_Problem requirements_
Retype exactly the lines from the first one through the line with "mean_error = [0.0063, 0.0075, 0.254, 1.29, 1.49]", including both ends; skip any pictures.

_Code that draws figures_
☆ ☆ ☆ ☆ ☆ ☆ ☆
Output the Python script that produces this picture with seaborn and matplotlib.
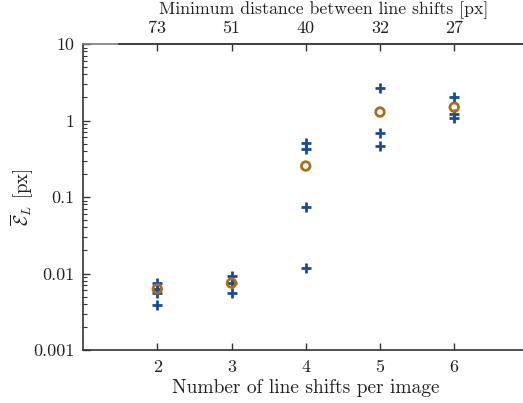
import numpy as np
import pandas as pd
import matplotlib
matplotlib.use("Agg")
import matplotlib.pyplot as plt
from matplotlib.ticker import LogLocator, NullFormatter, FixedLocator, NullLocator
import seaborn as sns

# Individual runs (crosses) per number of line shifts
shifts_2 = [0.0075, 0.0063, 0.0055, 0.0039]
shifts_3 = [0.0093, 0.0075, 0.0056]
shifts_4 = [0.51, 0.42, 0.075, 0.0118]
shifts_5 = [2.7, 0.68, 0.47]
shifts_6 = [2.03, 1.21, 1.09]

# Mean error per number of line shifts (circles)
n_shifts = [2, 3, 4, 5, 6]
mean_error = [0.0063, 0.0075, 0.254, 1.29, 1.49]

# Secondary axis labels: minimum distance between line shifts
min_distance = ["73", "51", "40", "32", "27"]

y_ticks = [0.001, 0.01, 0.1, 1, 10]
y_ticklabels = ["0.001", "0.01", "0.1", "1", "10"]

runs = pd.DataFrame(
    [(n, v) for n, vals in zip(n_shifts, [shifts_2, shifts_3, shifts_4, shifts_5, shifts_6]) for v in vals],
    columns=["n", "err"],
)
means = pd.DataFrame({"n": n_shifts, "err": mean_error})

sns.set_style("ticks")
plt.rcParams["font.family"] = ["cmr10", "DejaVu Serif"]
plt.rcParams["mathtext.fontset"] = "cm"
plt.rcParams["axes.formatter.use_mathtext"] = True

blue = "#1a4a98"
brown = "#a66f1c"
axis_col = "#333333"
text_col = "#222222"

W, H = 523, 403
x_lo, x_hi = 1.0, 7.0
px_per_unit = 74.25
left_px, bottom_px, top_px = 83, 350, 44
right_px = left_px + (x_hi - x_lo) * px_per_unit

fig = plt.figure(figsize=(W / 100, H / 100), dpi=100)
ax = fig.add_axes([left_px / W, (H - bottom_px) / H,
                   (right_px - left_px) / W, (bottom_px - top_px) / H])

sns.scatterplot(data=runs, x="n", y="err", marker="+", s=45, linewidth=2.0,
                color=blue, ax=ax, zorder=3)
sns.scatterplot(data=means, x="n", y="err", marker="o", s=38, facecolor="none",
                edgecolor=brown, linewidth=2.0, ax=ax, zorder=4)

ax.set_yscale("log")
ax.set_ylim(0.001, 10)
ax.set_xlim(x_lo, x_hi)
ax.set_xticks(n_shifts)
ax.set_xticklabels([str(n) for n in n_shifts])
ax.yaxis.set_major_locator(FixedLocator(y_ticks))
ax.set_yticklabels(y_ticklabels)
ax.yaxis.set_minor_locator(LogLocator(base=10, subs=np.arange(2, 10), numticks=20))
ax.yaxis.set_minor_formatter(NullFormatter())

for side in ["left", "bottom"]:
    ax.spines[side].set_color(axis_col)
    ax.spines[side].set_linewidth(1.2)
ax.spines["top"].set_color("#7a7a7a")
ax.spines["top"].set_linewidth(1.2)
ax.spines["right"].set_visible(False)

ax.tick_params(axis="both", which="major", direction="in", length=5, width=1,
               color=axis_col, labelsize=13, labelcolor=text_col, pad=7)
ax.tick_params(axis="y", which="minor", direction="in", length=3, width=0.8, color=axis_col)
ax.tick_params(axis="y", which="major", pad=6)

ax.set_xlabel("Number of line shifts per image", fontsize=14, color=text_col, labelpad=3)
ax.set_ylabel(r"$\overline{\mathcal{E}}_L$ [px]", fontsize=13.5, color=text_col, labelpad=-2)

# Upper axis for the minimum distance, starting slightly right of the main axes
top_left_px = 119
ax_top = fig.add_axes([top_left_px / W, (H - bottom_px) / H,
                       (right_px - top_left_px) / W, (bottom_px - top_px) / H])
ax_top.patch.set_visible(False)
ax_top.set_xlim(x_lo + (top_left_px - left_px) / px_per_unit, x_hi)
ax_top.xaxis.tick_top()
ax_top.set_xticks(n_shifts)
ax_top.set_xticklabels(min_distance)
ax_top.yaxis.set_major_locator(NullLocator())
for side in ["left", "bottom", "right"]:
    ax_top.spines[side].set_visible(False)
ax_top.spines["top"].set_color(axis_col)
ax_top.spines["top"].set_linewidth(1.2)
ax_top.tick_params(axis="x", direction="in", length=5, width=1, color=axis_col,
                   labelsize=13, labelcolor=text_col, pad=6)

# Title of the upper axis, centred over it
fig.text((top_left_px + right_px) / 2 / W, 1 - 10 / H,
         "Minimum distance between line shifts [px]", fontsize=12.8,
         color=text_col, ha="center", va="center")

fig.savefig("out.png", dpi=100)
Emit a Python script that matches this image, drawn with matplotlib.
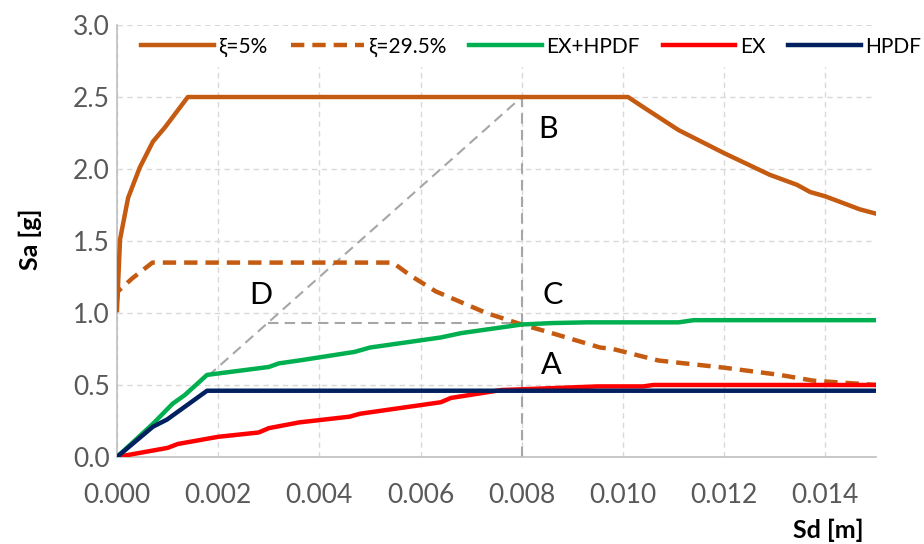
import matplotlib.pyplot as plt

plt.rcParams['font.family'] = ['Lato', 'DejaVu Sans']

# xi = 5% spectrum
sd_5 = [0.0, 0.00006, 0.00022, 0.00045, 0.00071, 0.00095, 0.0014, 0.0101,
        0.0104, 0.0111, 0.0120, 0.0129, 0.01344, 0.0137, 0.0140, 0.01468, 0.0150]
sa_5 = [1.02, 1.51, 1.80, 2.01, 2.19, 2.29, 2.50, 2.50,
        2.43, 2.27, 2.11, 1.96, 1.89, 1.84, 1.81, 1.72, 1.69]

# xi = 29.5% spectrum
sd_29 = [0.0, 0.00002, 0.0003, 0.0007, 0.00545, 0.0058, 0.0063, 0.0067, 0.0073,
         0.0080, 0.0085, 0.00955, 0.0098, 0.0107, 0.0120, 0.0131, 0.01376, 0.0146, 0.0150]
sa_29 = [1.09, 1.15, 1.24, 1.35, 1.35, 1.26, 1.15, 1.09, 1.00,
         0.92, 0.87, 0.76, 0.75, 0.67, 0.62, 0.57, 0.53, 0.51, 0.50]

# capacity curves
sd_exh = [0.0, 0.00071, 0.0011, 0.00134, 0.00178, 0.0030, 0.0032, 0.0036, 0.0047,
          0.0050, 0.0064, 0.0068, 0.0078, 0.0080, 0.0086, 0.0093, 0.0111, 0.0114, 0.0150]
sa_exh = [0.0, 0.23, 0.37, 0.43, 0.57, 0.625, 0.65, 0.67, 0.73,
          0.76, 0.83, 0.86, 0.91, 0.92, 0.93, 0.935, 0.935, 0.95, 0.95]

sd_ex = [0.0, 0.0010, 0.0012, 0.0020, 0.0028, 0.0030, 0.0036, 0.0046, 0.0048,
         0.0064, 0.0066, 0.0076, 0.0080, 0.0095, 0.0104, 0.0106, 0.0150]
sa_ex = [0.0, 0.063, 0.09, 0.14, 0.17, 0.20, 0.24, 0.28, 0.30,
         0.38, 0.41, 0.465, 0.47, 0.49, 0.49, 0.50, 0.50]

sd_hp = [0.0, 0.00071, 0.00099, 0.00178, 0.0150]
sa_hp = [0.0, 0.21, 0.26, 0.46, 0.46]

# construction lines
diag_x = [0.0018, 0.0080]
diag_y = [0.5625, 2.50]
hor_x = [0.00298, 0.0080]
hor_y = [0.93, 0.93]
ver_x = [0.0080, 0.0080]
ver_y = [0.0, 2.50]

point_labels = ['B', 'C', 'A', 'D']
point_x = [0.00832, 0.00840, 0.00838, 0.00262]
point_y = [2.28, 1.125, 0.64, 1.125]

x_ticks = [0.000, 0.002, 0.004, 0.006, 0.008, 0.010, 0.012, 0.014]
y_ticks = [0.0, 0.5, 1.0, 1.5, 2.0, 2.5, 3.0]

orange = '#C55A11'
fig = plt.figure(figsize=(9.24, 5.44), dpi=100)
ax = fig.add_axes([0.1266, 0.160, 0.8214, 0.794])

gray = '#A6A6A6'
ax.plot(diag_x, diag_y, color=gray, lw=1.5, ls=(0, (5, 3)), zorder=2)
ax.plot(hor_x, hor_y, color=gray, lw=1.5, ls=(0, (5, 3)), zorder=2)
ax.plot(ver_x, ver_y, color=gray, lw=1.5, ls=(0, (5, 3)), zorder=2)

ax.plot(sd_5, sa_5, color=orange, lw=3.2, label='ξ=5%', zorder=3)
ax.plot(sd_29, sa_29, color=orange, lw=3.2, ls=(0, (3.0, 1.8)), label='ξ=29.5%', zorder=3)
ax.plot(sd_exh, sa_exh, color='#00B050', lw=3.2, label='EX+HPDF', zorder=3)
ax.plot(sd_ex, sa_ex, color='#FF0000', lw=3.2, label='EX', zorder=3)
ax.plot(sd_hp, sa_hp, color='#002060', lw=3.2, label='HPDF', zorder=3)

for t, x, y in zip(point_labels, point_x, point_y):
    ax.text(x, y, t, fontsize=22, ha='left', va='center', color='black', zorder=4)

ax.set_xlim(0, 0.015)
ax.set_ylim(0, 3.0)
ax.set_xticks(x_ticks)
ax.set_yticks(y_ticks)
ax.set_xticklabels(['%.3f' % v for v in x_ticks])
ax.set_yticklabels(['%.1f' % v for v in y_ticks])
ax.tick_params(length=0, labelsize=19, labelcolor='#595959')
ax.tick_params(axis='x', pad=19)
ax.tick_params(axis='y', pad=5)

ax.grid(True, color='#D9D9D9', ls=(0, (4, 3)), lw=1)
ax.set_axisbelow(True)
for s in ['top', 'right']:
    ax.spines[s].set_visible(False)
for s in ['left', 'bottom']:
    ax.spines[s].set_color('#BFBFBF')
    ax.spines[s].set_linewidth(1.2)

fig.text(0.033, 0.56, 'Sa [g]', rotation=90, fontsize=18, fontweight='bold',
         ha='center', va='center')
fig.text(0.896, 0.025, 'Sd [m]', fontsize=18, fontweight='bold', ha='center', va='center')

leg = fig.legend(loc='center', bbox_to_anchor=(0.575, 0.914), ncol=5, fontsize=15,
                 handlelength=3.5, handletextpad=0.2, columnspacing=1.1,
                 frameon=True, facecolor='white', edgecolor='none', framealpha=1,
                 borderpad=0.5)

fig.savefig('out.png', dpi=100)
☆ ☆ ☆ ☆ ☆ ☆ ☆
_Written reply_
Output the Python script that produces this picture with seaborn and matplotlib.
import numpy as np
import pandas as pd
import matplotlib
matplotlib.use("Agg")
import matplotlib.pyplot as plt
from matplotlib.ticker import LogLocator, NullFormatter, FixedLocator, NullLocator
import seaborn as sns

# Individual runs (crosses) per number of line shifts
shifts_2 = [0.0075, 0.0063, 0.0055, 0.0039]
shifts_3 = [0.0093, 0.0075, 0.0056]
shifts_4 = [0.51, 0.42, 0.075, 0.0118]
shifts_5 = [2.7, 0.68, 0.47]
shifts_6 = [2.03, 1.21, 1.09]

# Mean error per number of line shifts (circles)
n_shifts = [2, 3, 4, 5, 6]
mean_error = [0.0063, 0.0075, 0.254, 1.29, 1.49]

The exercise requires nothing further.